The FT has a long article on the demands bankers are making of regulators.
Let us see the demands in one place:
(1) “One executive said banks were pushing for an extension of the implementation of Basel IV — which is due to come into full effect by 2027 — to prevent banks having to build up capital levels by 2021.
(2) “Lenders in the UK have written to the Bank of England to demand that the transition to the new accounting rules — which are due to come into full effect by 2023 — is extended, said several people who have seen the letter. ”
(3) “Several executives said the industry was also asking supervisors to take a “best efforts” approach to money laundering and market abuse, whereby banks would avoid punishment as long as they had tried to do the right thing — even if they had technically breached rules.”

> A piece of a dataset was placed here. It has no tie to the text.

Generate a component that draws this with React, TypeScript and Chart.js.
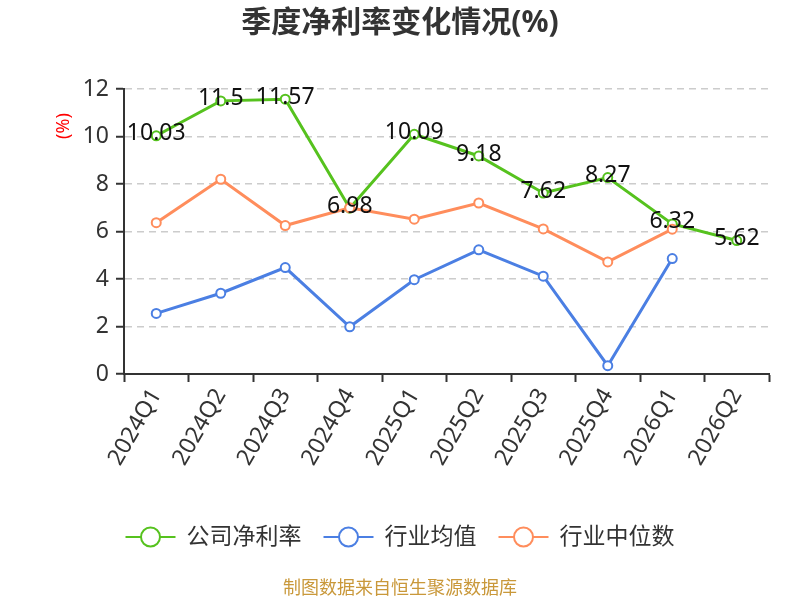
import React, { useEffect, useRef } from "react";
import { Chart, registerables } from "chart.js";

Chart.register(...registerables);

const FONT = '"Noto Sans", "Noto Sans CJK SC", sans-serif';

const titleText = "季度净利率变化情况(%)";
const yAxisTitle = "(%)";
const sourceText = "制图数据来自恒生聚源数据库";

const categories = [
  "2024Q1", "2024Q2", "2024Q3", "2024Q4",
  "2025Q1", "2025Q2", "2025Q3", "2025Q4",
  "2026Q1", "2026Q2",
];

const companyNetMargin = [10.03, 11.5, 11.57, 6.98, 10.09, 9.18, 7.62, 8.27, 6.32, 5.62];
const industryMean = [2.55, 3.4, 4.48, 1.99, 3.97, 5.23, 4.12, 0.35, 4.86, null];
const industryMedian = [6.37, 8.2, 6.25, 7.0, 6.52, 7.2, 6.11, 4.72, 6.1, null];

const seriesNames = ["公司净利率", "行业均值", "行业中位数"];
const seriesColors = ["#56c21e", "#4b7fe3", "#ff8d5c"];

const yMin = 0;
const yMax = 12;
const yStep = 2;

const overlayPlugin = {
  id: "overlay",
  afterDatasetsDraw(chart: any) {
    const ctx = chart.ctx;
    const meta = chart.getDatasetMeta(0);
    const vals = chart.data.datasets[0].data;
    ctx.save();
    ctx.font = `23px ${FONT}`;
    ctx.fillStyle = "#111";
    ctx.textAlign = "center";
    ctx.textBaseline = "middle";
    meta.data.forEach((pt: any, i: number) => {
      const v = vals[i];
      if (v === null || v === undefined) return;
      ctx.fillText(String(v), pt.x, pt.y - 2);
    });
    ctx.restore();
  },
  afterDraw(chart: any) {
    const ctx = chart.ctx;
    const area = chart.chartArea;
    ctx.save();
    ctx.font = `bold 30px ${FONT}`;
    ctx.fillStyle = "#333";
    ctx.textAlign = "center";
    ctx.textBaseline = "middle";
    ctx.fillText(titleText, 400, 23);

    ctx.save();
    ctx.translate(area.left - 60.5, area.top + 37);
    ctx.rotate(-Math.PI / 2);
    ctx.font = `18px ${FONT}`;
    ctx.fillStyle = "#ff0000";
    ctx.textAlign = "center";
    ctx.textBaseline = "middle";
    ctx.fillText(yAxisTitle, 0, 0);
    ctx.restore();

    ctx.font = `23px ${FONT}`;
    const lineLen = 50;
    const textGap = 11;
    const itemGap = 22;
    const widths = chart.data.datasets.map(
      (d: any) => lineLen + textGap + ctx.measureText(d.label).width
    );
    const total = widths.reduce((a: number, b: number) => a + b, 0) + itemGap * (widths.length - 1);
    let x = 400 - total / 2;
    const ly = 537;
    chart.data.datasets.forEach((d: any, i: number) => {
      ctx.strokeStyle = d.borderColor;
      ctx.lineWidth = 2;
      ctx.beginPath();
      ctx.moveTo(x, ly);
      ctx.lineTo(x + lineLen, ly);
      ctx.stroke();
      ctx.beginPath();
      ctx.arc(x + lineLen / 2, ly, 9.5, 0, Math.PI * 2);
      ctx.fillStyle = "#fff";
      ctx.fill();
      ctx.stroke();
      ctx.fillStyle = "#333";
      ctx.textAlign = "left";
      ctx.textBaseline = "middle";
      ctx.fillText(d.label, x + lineLen + textGap, ly);
      x += widths[i] + itemGap;
    });

    ctx.font = `18px ${FONT}`;
    ctx.fillStyle = "#c9983a";
    ctx.textAlign = "center";
    ctx.textBaseline = "middle";
    ctx.fillText(sourceText, 400, 589);
    ctx.restore();
  },
};

export default function App() {
  const canvasRef = useRef<HTMLCanvasElement | null>(null);

  useEffect(() => {
    if (!canvasRef.current) return;
    Chart.defaults.font.family = FONT;
    const seriesData = [companyNetMargin, industryMean, industryMedian];
    const chart = new Chart(canvasRef.current, {
      type: "line",
      data: {
        labels: categories,
        datasets: seriesData.map((data, i) => ({
          label: seriesNames[i],
          data,
          borderColor: seriesColors[i],
          backgroundColor: seriesColors[i],
          borderWidth: 3,
          tension: 0,
          pointRadius: 4.5,
          pointHoverRadius: 4.5,
          pointBorderWidth: 2,
          pointBackgroundColor: "#fff",
          pointBorderColor: seriesColors[i],
          order: 3 - i,
        })),
      },
      options: {
        responsive: false,
        animation: false,
        layout: { padding: { top: 89, right: 31, left: 0, bottom: 0 } },
        plugins: {
          legend: { display: false },
          title: { display: false },
          tooltip: { enabled: false },
        },
        scales: {
          x: {
            type: "category",
            offset: true,
            grid: {
              display: true,
              offset: true,
              drawOnChartArea: false,
              drawTicks: true,
              tickLength: 8,
              tickColor: "#333",
              tickWidth: 2,
            },
            border: { display: true, color: "#333", width: 2 },
            ticks: {
              font: { size: 23, family: FONT },
              color: "#333",
              maxRotation: 60,
              minRotation: 60,
              autoSkip: false,
              padding: 2,
            },
            afterFit: (s: any) => {
              s.height = 226;
            },
          },
          y: {
            min: yMin,
            max: yMax,
            ticks: {
              stepSize: yStep,
              font: { size: 23, family: FONT },
              color: "#333",
              padding: 7,
            },
            grid: {
              color: "#cccccc",
              lineWidth: 1.5,
              tickColor: "#333",
              tickLength: 8,
              tickWidth: 2,
              drawTicks: true,
              tickBorderDash: [],
            },
            border: { display: true, color: "#333", width: 2, dash: [7, 5] },
            afterFit: (s: any) => {
              s.width = 124;
            },
          },
        },
      },
      plugins: [overlayPlugin],
    } as any);
    return () => chart.destroy();
  }, []);

  return (
    <div style={{ position: "fixed", left: 0, top: 0, width: 800, height: 600, background: "#fff" }}>
      <canvas ref={canvasRef} width={800} height={600} />
    </div>
  );
}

(4) “Executives have also asked that the transition from the discredited Libor rate to new interest benchmarks be delayed from its current hard deadline of 2022 to free up employees to work on more pressing matters.”
(5) In the UK, banks are also pushing for the BoE to delay climate change stress tests. “Steps on the whole green debate have put an additional onus on banks,” said the executive. “We’ve got to be pragmatic.”
FT can hold a contest among its readers to guess the most egregious demand of the five listed above. Personally, my vote is for no. (3).
Regulations that are to come into effect at least two years from now are being asked to be suspended for banks to lend now!
What is their record on lending for productive purposes, to small and medium businesses and to low income households?
How much of their earnings they derive from these relative to the monies they make from lending to capital market participants and from proprietary trading?
Articles galore on how much humans are going to change for the better on account of the crisis – sustainable living, respect for climate change, respect for the environment, cooperation over conflicts, etc.
Most of us know, from past evidence, that such behaviour tend to be fleeting. They occurred during the previous WW II (see this: https://www.collaborativefund.com/blog/common-enemies/). That is why they are called fleeting social utopia. But, at least, they instil some hope and make for good reading.
Stories such as these bring us down to earth and keep us grounded in a way. We must be grateful to the bankers for reminding us of the inherently self-destructive nature of Sapiens.